Ma soprattutto l’India è uno Stato dove "l’impunità per le violazioni dei diritti umani del passato e rimasta diffusa e non sono state abrogate né la legge sui poteri speciali delle forze armate né la legge sulle aree con tensioni. Entrambe le legislazioni conferiscono poteri eccessivi alle forze di sicurezza in determinate zone, garantendo loro un’impunita de facto per presunti reati. Nel Jammu e Kashmir e nel nordest del paese si sono tenute proteste contro queste leggi.
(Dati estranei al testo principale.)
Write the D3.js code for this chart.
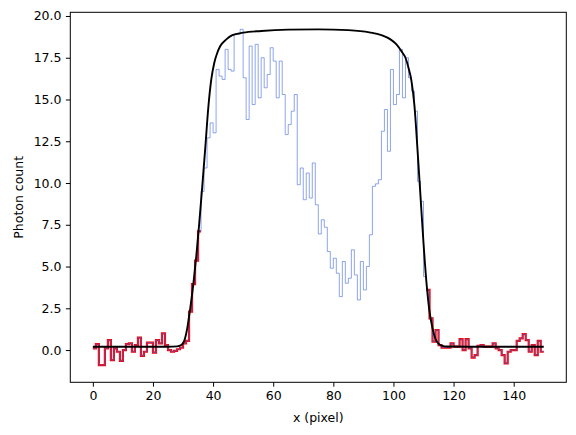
<!DOCTYPE html>
<html>
<head>
<meta charset="utf-8">
<script src="https://cdn.jsdelivr.net/npm/d3@7"></script>
<style>
  body { margin: 0; background: #fff; }
  svg text { font-family: "DejaVu Sans", sans-serif; fill: #000; }
</style>
</head>
<body>
<script>
// photon counts per pixel, bin i spans x = i .. i+1
var counts = [
  0.1, 0.35, -0.9, -0.9, 0.1, 0.6, -0.6, 0.1, -0.1, -0.65,
  0.0, 0.35, 0.4, -0.1, 0.3, 0.75, -0.35, -0.1, 0.45, 0.45,
  -0.15, 0.6, 0.4, 1.0, 0.3, 0.0, -0.1, -0.05, 0.05, 0.15,
  0.4, 0.55, 2.3, 3.95, 5.35, 7.1, 9.5, 10.9, 12.7, 13.6,
  13.0, 16.8, 16.4, 16.2, 18.0, 16.8, 16.7, 18.9, 18.9, 19.2,
  16.3, 13.8, 18.2, 14.7, 18.3, 15.1, 17.5, 15.7, 16.5, 18.1,
  17.3, 15.1, 17.3, 15.3, 12.9, 13.5, 14.3, 15.3, 9.9, 10.9,
  9.0, 10.6, 9.1, 11.2, 8.7, 6.95, 7.8, 7.35, 5.9, 4.9,
  5.5, 4.6, 3.2, 5.3, 4.0, 4.3, 6.0, 4.5, 3.0, 5.3,
  3.6, 5.0, 6.9, 9.8, 9.95, 10.2, 13.1, 14.4, 11.9, 16.8,
  14.7, 15.3, 18.0, 15.1, 17.5, 16.3, 15.5, 14.3, 10.1, 8.9,
  4.4, 3.6, 1.9, 0.5, 1.2, 0.3, 0.15, 0.15, 0.15, 0.4,
  0.2, 0.2, 0.65, 0.0, 0.65, 0.1, -0.45, -0.3, 0.25, 0.3,
  0.2, 0.2, 0.2, 0.4, 0.1, 0.0, -0.3, -0.8, -0.1, 0.0,
  0.0, 0.55, 0.7, 0.95, 0.6, -0.1, 0.3, -0.3, 0.55, -0.1
];

// background bins (outside the source), drawn again in red
var bgLeft = [0, 36],
    bgRight = [111, 150];

// fitted profile
var fitX = [0, 25, 28, 29.4, 30.4, 31.4, 32.4, 33.4, 34.4, 35.4, 36.4, 37.4, 38.4, 39.4, 40.4, 41.4, 42.4, 44.4, 46.4, 50,
            56, 65, 75, 85, 92, 96, 99, 101, 103, 104, 105, 106, 107, 108, 109, 110, 111, 112, 113, 114, 115, 116, 118, 125, 150];
var fitY = [0.2, 0.2, 0.22, 0.3, 0.55, 1.3, 2.5, 3.9, 5.6, 7.6, 9.8, 12.1, 14.5, 16.2, 17.2, 17.8, 18.2, 18.6, 18.85, 19.0,
            19.1, 19.18, 19.2, 19.15, 19.02, 18.85, 18.6, 18.3, 17.8, 17.5, 16.9, 16.1, 14.6, 12.0, 9.2, 6.4, 4.0, 2.3, 1.3, 0.65, 0.38, 0.27, 0.21, 0.2, 0.2];

var xTicks = [0, 20, 40, 60, 80, 100, 120, 140];
var yTicks = [0, 2.5, 5, 7.5, 10, 12.5, 15, 17.5, 20];

var width = 576, height = 435;
var plotLeft = 70.3, plotRight = 566.3, plotTop = 12.3, plotBottom = 382.3;

var svg = d3.select("body").append("svg")
    .attr("width", width)
    .attr("height", height);

var x = d3.scaleLinear().domain([-7.5, 157.5]).range([plotLeft, plotRight]);
var y = d3.scaleLinear().domain([-1.93, 20.22]).range([plotBottom, plotTop]);

// step points for bins a..b
function steps(a, b) {
    var pts = [];
    for (var i = a; i < b; i++) pts.push([i, counts[i]]);
    pts.push([b, counts[b - 1]]);
    return pts;
}

var stepLine = d3.line()
    .x(function(d) { return x(d[0]); })
    .y(function(d) { return y(d[1]); })
    .curve(d3.curveStepAfter);

// red background steps
[bgLeft, bgRight].forEach(function(r) {
    svg.append("path")
        .attr("d", stepLine(steps(r[0], r[1])))
        .style("fill", "none")
        .style("stroke", "red")
        .style("stroke-width", 2.2)
        .style("stroke-linejoin", "miter");
});

// all data, thin blue
svg.append("path")
    .attr("d", stepLine(steps(0, counts.length)))
    .style("fill", "none")
    .style("stroke", "royalblue")
    .style("stroke-opacity", 0.75)
    .style("stroke-width", 0.8);

// fit
var fitLine = d3.line()
    .x(function(d, i) { return x(fitX[i]); })
    .y(function(d) { return y(d); })
    .curve(d3.curveMonotoneX);

svg.append("path")
    .attr("d", fitLine(fitY))
    .style("fill", "none")
    .style("stroke", "#000")
    .style("stroke-width", 1.9);

// axes
var xAxis = d3.axisBottom(x).tickValues(xTicks).tickSize(4.4).tickPadding(4.4);
var yAxis = d3.axisLeft(y).tickValues(yTicks).tickFormat(d3.format(".1f")).tickSize(4.4).tickPadding(4.4);

var gx = svg.append("g").attr("transform", "translate(0," + plotBottom + ")").call(xAxis);
var gy = svg.append("g").attr("transform", "translate(" + plotLeft + ",0)").call(yAxis);

[gx, gy].forEach(function(g) {
    g.select(".domain").remove();
    g.selectAll(".tick line").style("stroke", "#000").style("stroke-width", 1);
    g.selectAll(".tick text").style("font-size", "12.5px").style("font-family", "DejaVu Sans");
});

svg.append("rect")
    .attr("x", plotLeft).attr("y", plotTop)
    .attr("width", plotRight - plotLeft).attr("height", plotBottom - plotTop)
    .style("fill", "none")
    .style("stroke", "#000")
    .style("stroke-width", 1);

svg.append("text")
    .attr("x", (plotLeft + plotRight) / 2)
    .attr("y", 422)
    .attr("text-anchor", "middle")
    .style("font-size", "12.5px")
    .text("x (pixel)");

svg.append("text")
    .attr("transform", "translate(22.5," + ((plotTop + plotBottom) / 2) + ") rotate(-90)")
    .attr("text-anchor", "middle")
    .style("font-size", "12.5px")
    .text("Photon count");
</script>
</body>
</html>
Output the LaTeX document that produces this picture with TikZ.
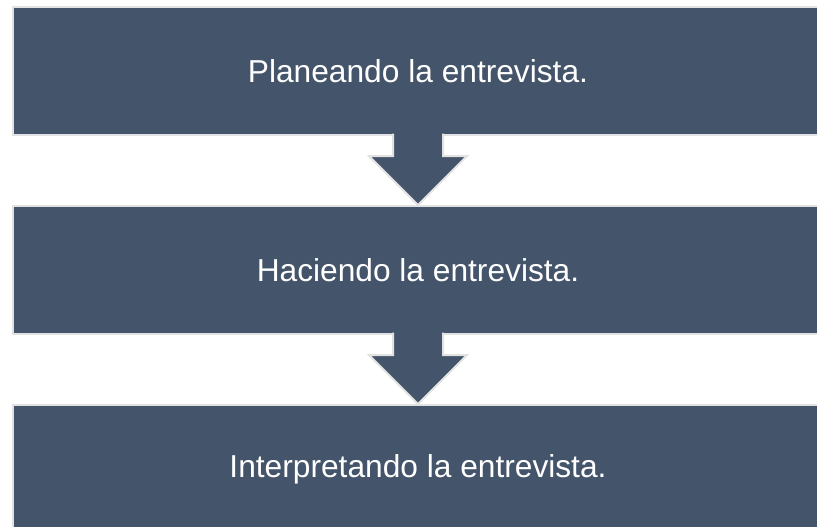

Il Relatore speciale delle Nazioni Unite sulle esecuzioni extragiudiziali, sommarie o arbitrarie ha espresso preoccupazione durante la sua visita in India a marzo, così come il Consiglio per i diritti umani delle Nazioni Unite a settembre. Sospetti responsabili di sparizioni forzate ed esecuzioni extragiudiziali nell’Assam (nel 1998 e 2001), nel Manipur, nel Nagaland, nel Punjab (tra il 1984 e il 1994) e in altri stati, sono rimasti latitanti".
In un Paese del genere noi abbiamo due nostri marò prigionieri, è il caso di svegliarsi Madamina, anzi Madamine, al plurale: Onu, Bonino, Governo, ministri degli Esteri che verrà, Matteo Renzi, futuro premier, comunità nazionale. Perché l’India è un paese dove - scrive ancora Amnesty - "in diverse occasioni, la polizia ha impiegato forza non necessaria o eccessiva per sedare le proteste e le autorità non hanno provveduto a condurre indagini tempestive, imparziali ed efficaci sulla maggior parte degli episodi".
Perché Sandokan non è mai esistito e il buono in quello sceneggiato della nostra infanzia era James Brooke, il Raja di Sarawak. Filoinglese.